Inversément, le fait qu’il y ait quelque chose de commun entre l’atmosphère de ces deux périodes, la période de grands changments de la fin de l’Empire romain d’Occident et notre période très actuelle, jusqu’à des aspects les plus quotidiens et communs, m’aide d’une part à m’appuyer sur un sentiment de proximité presque « fraternelle » avec les gens de cette lointaine époque (de quelques côtés qu’ils furent d’ailleurs), d’un respect pour les efforts qu’ils firent pour affronter et traverser ces temps, d’autre part à envisager les temps d’aujourd’hui d’une manière « eschatologique », pour faire court et reprendre le terme et le sens qu’en donne M. Grasset (« demain ne sera pas forcément comme aujourd’hui », soit par conséquent ouvert et attentif, sache ce à quoi tu dit oui, ce à quoi tu dis non, et navigue comme tu peux avec ces deux repères).

(Voilà d’ailleurs une réponse possible, un exemple certes modeste, subjectif et très loin d’être exhaustif, à ce que d’aucun demandait, à savoir à quoi « sert » ce site « distrayant », quelle « utilité » ce site ? Il s’agit bien d’une question culturelle, d’une question civilisationnelle, et non pas pour le « fun of it », mais pour des raisons très concrète de vérité, de survie et de vie, d’équilibre et de force psychologique etc. Voyez par exemple ce que soudain des journalistes mexicains sont amenés à faire, qui me remplit de respect pour le courage quotidien, la dignité humaine de ces femmes et de ces hommes. Après ça, évidemment, chaque situation locale a ses spécificités, à chacun de prendre ses responsabilités envers lui, mais le tout sur ce fond général commun à tous que décrit si bien et de manière si précieuse (je ne parle pas de la forme) ce site).

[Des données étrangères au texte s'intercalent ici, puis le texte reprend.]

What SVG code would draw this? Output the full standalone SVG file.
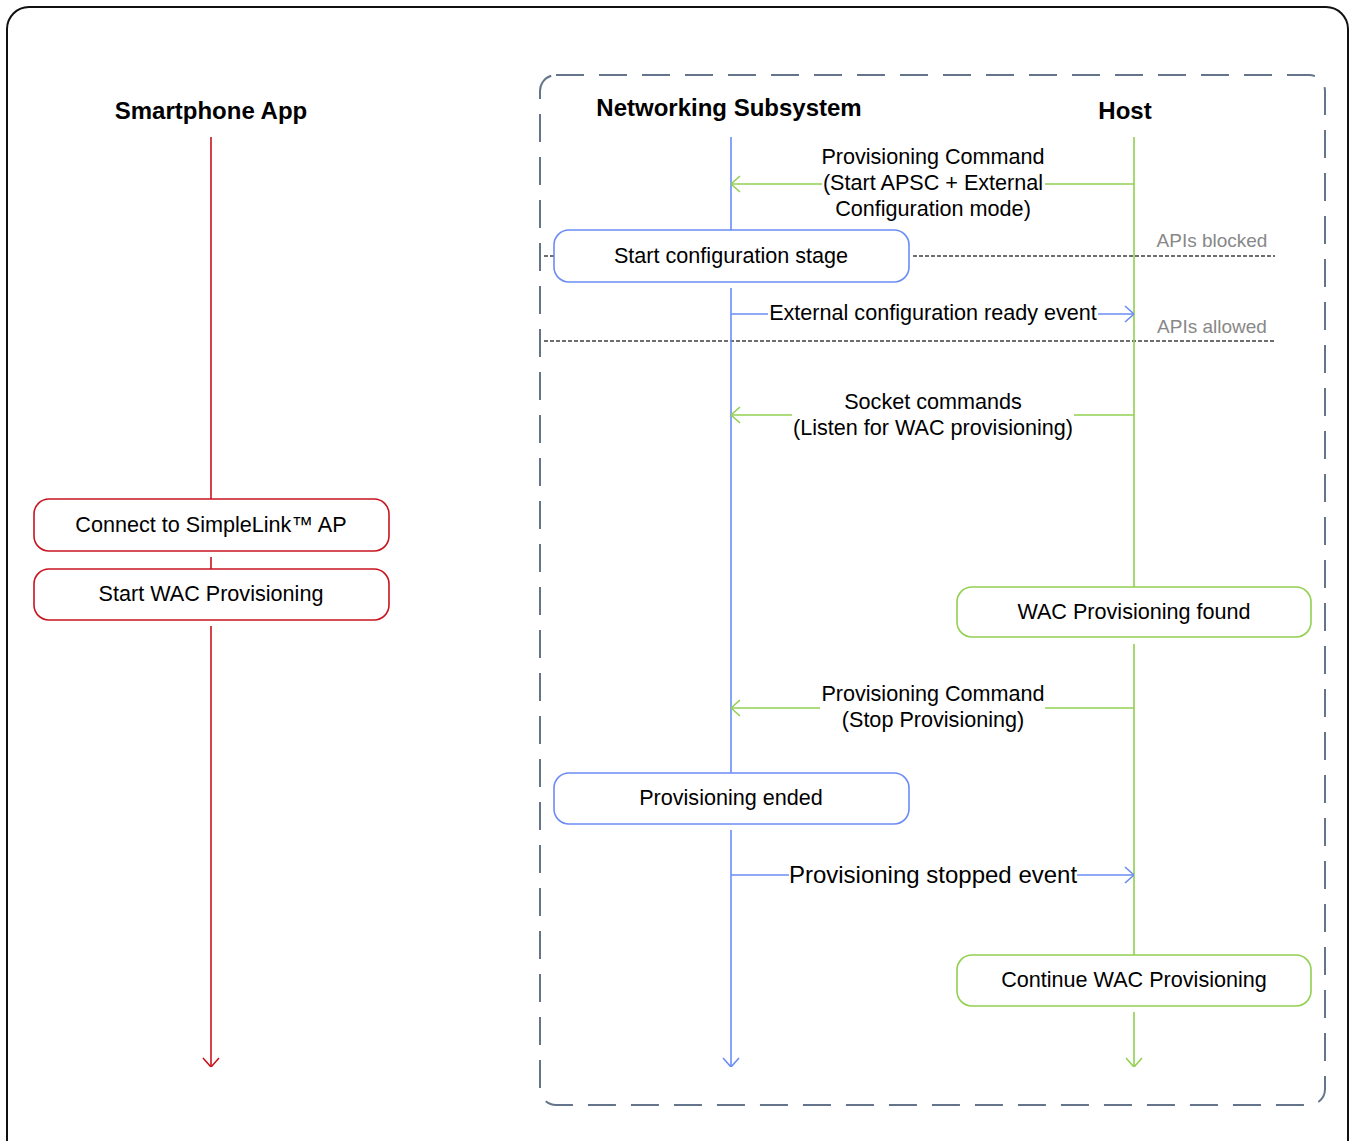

* les lecteurs auront d’ailleurs corrigé une petite erreur de date que j’ai faite dans un de mes post précédents, parlant de 451 pour la date de la sécession de la Gaule Rhodanienne du pouvoir central de Rome (quand les Gallo-Romains ont cessé de payer leur impôts à Rome pour les rediriger vers Burgondes, en échange bien sûr du maintien des structures nécessaires à la vie sociale), alors qu’il fallait y lire 457. 451 est bien la date de la bataille des Champs Catalauniques, et 457 celle de la sécession.